Мне довольно сложно комментировать эту ситуацию по двум причинам.
Первая — я, как гуманитарно правильно воспитанный человек, с детства воспринимала среду искусства как ту, куда как раз можно убежать от всякого рода насилия, включая сексуальное и государственное. Только в свободно и добровольно организованном сообществе творческих, сознательных и адекватных людей мне виделись возможности для построения и развития нового типа общества, где будут уважаться, защищаться и соблюдаться права и границы всех и всем будет оказана поддержка при необходимости. Понятно, что это позиция идеалистическая, наивная и анархическая одновременно.
Вторая причина — я сама подверглась сексуальному насилию, когда мне было всего 15 лет, и никакого сообщества вокруг тогда просто не было, как не было и свободного интернета, где об этом можно было рассказать. Мне пришлось скрыть эту трагедию от всех, в первую очередь — от моих родителей, которые, как мне тогда казалось, могли понять случившееся превратно. И очень долго после, уже поступив в университет, я чувствовала, что из-за случившегося я какой-то другой, неправильный и кривой человек: ведь больше ни с кем такого не случилось, и меня окружают только правильные люди, в жизни которых такого произойти никак не могло. После насилие в моей жизни случалось неоднократно — во многом потому, что человек, однажды подвергшийся насилию и не проработавший его сразу с помощью психологов или хотя бы друзей, становится очень виктимным и сомневающимся в себе и своем праве на любую защиту.
Главное, что изменилось с 2010 года в обществе в целом, — это степень свободы и скорость распространения информации. Люди уже не так, как раньше, боятся говорить о случившемся с ними насилии, не боятся остаться без поддержки или быть осужденными «своими». Это очень важно, и это нормальное саморегулирующееся состояние сопротивления здорового и развитого общества, которое все больше движется к абсолютному неприятию насилия в любых формах и к совместному коллективному изживанию социальных болезней, к которым бытовое, семейное и сексуальное насилие, безусловно, относится. Что касается художественного сообщества, то оно во многом живет по своим законам и, как и любая семья, защищает своих членов. Это, безусловно, нормально. Но только до определенной поры.

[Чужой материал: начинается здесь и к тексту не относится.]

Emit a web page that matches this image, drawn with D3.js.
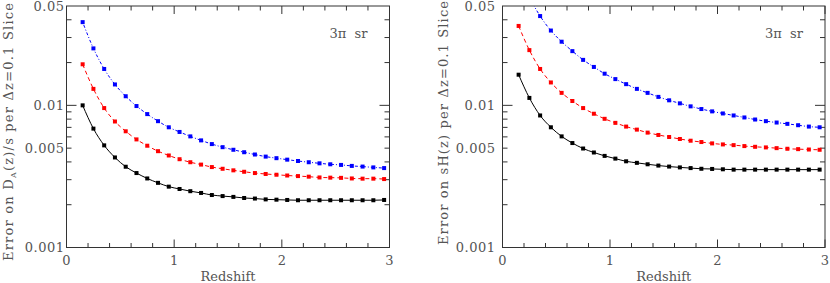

С середины 2000-х до первой половины 2010-х художественное сообщество переживало очередной цикл развития, который дал много новых имен: это было время больших вызовов и одновременно больших гонений в отношении нового искусства со стороны власти. Поэтому каждое новое имя очень ценилось, а любые «наезды» воспринимались практически без сомнения как провокация со стороны. Развитие дела Трушевского это отлично демонстрирует. Эта некритичность и сослужила дурную службу «Винзаводу», когда его руководство решило в рамках самой демократичной и уже несуществующей премии «Соратник» выдать стихийную и провокационную премию поддержки нескольким художникам, имеющим проблемы с правоохранительными органами (двое из них тем не менее получили ее вполне заслуженно), в том числе — еще не осужденному Илье Трушевскому.
Удивительно, что Илья лично получил этот приз из рук в руки. А позже все же был осужден. Таким образом, презумпция доверия художнику и человеку рухнула. Но и даже потом все еще можно было слышать от самых разных людей в сообществе просто яростные уверения в том, что это провокация и Трушевский осужден невинно, — такова была сила социального аванса.
Я не могу знать в подробностях, как дальше жил Илья Трушевский и почему он не воспользовался данным ему шансом на исправление. Но очевидно, что сегодня повторение этой ситуации невозможно — во многом благодаря тому, что одновременно со скоростью и свободой распространения информации выросли также критичность ее восприятия, доверие жертве и недоверие даже потенциальному насильнику. Общество в целом стремится к саморегуляции и более безопасному миру. Это нормально и хорошо. Потому что только так и можно жить и как-то развиваться. Если сообщество не саморегулируется, оно вырождается.